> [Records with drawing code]
•••••

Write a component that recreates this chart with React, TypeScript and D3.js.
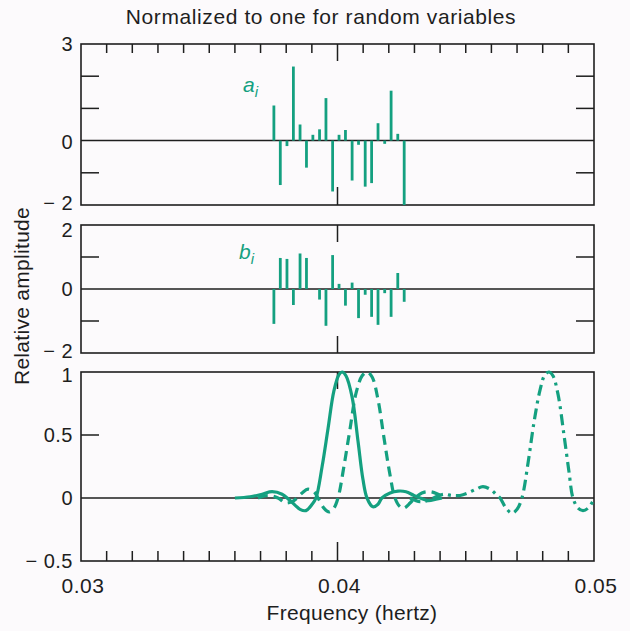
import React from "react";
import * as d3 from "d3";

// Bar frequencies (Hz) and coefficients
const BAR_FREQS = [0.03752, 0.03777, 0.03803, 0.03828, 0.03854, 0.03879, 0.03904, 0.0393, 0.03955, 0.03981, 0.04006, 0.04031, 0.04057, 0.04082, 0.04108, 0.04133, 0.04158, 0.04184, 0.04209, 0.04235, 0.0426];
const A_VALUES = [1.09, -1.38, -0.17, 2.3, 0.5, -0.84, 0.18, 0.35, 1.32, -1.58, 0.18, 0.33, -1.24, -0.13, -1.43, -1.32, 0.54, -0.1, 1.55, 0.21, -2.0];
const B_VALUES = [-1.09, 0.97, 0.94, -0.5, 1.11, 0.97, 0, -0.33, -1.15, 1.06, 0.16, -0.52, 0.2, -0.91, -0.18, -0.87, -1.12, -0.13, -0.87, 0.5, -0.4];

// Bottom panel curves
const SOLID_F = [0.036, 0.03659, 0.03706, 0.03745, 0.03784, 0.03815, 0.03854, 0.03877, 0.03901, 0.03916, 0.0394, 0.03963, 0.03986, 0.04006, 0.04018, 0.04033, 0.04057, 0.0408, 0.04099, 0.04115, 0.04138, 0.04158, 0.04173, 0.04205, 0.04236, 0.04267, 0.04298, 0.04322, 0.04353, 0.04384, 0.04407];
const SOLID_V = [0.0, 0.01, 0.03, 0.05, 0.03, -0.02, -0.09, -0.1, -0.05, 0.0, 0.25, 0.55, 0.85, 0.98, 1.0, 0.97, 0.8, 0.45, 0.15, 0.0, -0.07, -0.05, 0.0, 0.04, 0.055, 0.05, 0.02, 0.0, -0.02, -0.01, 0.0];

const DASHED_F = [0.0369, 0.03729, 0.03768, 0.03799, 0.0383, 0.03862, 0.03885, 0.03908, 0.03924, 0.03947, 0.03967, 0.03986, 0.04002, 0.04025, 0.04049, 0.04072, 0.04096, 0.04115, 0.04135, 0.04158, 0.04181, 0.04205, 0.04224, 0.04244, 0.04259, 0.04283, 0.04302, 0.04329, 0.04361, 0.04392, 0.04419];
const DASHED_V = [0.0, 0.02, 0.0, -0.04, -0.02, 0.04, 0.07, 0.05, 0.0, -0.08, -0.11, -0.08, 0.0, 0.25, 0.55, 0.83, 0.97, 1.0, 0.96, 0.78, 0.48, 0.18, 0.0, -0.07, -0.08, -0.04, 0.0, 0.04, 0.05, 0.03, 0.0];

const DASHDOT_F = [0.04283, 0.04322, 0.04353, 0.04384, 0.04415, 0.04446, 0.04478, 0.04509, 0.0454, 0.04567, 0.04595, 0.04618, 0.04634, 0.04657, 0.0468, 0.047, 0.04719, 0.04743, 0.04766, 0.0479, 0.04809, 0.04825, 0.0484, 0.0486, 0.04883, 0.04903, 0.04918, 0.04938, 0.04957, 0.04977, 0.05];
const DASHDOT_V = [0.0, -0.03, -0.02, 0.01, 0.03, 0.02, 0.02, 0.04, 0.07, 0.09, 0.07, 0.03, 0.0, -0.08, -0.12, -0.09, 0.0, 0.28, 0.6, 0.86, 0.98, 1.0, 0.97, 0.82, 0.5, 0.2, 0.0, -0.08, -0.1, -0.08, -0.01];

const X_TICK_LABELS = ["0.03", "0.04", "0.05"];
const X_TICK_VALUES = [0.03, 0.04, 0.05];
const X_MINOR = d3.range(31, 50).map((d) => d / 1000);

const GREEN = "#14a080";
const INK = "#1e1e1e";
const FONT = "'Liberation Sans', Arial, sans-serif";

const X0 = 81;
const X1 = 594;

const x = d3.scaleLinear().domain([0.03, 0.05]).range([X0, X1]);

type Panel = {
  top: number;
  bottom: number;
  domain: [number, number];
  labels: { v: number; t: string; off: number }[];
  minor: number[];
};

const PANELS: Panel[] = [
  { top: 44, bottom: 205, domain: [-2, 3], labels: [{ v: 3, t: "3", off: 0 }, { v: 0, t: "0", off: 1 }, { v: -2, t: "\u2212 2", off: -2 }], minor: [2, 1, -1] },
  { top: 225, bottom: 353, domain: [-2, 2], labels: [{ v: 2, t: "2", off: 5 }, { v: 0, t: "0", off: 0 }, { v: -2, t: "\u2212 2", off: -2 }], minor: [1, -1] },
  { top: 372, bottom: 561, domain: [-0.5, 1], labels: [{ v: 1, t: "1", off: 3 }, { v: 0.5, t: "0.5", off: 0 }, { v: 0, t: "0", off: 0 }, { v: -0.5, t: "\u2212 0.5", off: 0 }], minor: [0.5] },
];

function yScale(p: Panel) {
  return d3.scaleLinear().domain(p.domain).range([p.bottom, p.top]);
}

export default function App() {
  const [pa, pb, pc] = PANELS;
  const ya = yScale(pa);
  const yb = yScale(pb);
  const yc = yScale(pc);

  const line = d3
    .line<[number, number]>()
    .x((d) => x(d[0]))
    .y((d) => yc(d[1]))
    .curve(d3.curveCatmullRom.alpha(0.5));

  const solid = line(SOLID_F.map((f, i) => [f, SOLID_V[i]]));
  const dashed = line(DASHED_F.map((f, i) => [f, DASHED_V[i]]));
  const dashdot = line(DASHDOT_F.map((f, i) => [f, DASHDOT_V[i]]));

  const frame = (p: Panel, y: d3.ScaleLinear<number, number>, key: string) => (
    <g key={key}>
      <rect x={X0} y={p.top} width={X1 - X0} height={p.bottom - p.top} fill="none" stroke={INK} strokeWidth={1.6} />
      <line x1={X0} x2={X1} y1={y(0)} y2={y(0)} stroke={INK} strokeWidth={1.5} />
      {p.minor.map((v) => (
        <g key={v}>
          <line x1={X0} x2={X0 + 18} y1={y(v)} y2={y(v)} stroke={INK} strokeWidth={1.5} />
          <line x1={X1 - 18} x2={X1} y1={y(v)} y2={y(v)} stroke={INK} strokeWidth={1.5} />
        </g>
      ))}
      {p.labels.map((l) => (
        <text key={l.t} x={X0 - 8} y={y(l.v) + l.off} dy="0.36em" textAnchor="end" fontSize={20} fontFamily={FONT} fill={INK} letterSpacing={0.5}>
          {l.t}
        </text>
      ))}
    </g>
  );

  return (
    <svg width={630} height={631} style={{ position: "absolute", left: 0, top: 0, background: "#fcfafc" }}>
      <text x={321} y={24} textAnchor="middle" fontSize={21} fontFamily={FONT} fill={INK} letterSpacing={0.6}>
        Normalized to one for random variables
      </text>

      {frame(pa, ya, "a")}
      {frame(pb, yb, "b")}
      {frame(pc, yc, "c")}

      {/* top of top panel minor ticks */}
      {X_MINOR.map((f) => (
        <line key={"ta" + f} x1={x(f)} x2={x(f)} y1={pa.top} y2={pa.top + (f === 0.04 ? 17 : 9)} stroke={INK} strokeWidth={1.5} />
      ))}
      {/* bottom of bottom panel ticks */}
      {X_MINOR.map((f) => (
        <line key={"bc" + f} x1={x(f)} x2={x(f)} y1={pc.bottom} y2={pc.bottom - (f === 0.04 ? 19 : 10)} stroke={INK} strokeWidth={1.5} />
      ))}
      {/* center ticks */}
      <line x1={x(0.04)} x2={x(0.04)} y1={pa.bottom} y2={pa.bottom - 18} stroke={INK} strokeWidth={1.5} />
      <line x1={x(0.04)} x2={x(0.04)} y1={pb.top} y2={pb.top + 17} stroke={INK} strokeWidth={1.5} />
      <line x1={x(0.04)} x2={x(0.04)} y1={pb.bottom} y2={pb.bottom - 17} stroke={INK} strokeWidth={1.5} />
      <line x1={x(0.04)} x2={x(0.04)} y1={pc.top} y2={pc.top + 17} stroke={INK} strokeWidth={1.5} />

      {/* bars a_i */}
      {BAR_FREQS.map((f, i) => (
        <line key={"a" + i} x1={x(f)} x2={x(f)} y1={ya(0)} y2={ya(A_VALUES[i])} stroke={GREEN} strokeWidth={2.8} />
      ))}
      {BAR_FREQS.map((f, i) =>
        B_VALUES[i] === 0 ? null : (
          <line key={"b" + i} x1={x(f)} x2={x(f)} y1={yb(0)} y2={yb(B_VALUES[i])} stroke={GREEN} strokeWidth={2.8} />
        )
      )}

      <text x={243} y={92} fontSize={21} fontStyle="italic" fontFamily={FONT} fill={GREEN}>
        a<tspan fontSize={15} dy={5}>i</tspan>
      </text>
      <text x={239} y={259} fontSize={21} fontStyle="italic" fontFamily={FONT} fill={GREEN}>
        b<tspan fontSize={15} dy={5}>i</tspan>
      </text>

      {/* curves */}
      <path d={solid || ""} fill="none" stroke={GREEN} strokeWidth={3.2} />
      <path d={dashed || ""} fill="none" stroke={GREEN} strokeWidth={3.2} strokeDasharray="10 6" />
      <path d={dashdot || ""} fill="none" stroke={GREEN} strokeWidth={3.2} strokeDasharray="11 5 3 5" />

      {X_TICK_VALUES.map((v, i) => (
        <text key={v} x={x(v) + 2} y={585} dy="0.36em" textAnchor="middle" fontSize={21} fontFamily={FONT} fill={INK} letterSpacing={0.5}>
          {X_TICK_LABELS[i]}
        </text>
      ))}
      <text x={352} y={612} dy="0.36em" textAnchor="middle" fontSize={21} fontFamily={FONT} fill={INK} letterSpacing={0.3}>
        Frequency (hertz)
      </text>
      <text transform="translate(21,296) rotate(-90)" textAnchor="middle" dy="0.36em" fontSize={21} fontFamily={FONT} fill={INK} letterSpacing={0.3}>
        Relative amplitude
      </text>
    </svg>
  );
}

•••••

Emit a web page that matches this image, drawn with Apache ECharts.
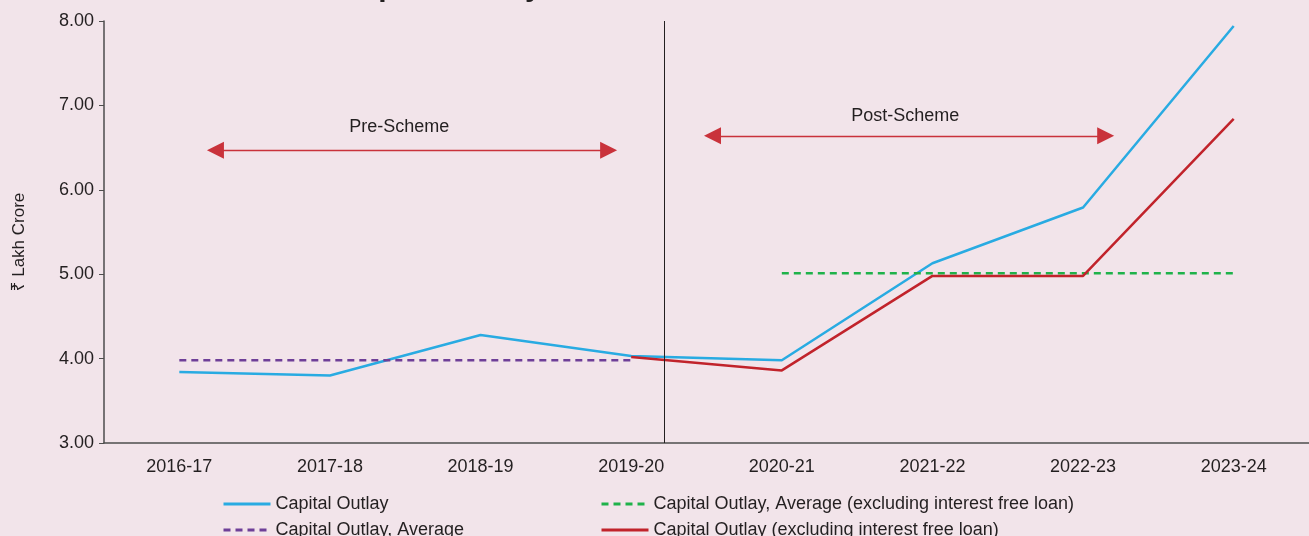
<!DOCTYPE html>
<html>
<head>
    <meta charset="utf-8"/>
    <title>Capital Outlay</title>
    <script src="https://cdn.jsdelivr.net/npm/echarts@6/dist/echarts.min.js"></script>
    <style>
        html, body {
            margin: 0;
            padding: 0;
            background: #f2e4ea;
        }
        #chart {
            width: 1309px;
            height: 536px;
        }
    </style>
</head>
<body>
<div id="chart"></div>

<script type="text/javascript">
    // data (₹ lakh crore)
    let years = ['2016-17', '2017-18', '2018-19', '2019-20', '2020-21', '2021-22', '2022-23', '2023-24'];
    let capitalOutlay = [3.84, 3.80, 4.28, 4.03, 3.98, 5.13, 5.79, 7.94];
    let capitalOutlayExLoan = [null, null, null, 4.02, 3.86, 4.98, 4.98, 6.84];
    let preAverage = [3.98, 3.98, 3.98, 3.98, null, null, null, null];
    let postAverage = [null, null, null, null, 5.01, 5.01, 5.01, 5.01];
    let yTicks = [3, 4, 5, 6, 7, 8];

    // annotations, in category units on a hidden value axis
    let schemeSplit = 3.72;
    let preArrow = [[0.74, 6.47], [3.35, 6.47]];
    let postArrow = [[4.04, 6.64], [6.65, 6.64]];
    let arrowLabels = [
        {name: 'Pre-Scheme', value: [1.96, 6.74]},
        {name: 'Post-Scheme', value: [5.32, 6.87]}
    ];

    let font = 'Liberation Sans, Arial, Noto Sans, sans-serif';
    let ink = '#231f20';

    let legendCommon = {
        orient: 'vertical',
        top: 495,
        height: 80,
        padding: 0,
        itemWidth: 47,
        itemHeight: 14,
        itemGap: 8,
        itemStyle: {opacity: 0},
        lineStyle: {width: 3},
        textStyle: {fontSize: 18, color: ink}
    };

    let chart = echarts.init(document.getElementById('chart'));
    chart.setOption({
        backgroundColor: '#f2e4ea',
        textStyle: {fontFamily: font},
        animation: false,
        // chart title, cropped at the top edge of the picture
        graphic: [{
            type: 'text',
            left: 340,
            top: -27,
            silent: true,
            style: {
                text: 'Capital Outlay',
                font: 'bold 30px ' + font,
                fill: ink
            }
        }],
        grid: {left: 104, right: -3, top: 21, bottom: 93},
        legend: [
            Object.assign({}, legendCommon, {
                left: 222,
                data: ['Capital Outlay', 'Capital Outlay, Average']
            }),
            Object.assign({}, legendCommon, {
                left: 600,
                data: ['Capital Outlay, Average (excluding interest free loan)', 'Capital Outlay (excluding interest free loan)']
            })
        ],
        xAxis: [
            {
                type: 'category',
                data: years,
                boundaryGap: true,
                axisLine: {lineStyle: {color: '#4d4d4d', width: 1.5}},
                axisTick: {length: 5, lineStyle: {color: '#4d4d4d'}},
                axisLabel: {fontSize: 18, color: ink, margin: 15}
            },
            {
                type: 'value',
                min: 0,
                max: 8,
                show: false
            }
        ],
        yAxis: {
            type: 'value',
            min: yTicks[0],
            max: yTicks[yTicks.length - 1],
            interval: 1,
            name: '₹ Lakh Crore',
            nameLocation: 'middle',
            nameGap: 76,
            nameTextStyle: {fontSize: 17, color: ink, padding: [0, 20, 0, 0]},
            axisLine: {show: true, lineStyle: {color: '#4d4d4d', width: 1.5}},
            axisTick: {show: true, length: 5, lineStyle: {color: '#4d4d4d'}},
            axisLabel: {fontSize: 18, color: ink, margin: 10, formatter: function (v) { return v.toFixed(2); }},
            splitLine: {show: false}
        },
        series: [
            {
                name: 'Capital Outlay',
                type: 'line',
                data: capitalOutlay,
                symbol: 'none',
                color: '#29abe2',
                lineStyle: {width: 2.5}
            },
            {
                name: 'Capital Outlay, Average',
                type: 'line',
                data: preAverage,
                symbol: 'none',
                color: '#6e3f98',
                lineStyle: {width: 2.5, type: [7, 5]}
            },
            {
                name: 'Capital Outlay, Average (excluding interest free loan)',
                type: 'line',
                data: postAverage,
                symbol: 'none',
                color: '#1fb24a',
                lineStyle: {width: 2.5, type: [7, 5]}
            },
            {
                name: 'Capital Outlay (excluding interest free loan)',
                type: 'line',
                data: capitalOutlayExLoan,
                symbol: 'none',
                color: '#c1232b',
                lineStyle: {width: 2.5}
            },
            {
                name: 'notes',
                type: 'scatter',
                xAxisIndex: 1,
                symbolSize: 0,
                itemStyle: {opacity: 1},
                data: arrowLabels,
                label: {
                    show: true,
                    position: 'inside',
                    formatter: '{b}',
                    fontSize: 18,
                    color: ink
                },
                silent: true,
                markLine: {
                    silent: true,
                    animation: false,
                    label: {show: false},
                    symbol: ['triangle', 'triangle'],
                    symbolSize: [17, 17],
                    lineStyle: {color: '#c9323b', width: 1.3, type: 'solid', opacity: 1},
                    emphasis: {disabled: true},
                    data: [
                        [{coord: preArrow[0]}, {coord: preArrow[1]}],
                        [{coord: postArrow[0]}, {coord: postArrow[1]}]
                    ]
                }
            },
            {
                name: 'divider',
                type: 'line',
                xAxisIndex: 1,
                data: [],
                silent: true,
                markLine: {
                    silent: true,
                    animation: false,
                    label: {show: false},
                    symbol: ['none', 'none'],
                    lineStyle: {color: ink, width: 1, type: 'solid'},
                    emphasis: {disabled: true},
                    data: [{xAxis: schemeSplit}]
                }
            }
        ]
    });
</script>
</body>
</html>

•••••

In the data above, count the lines where the word "this" appears; reply with the number only.

> [Result] 2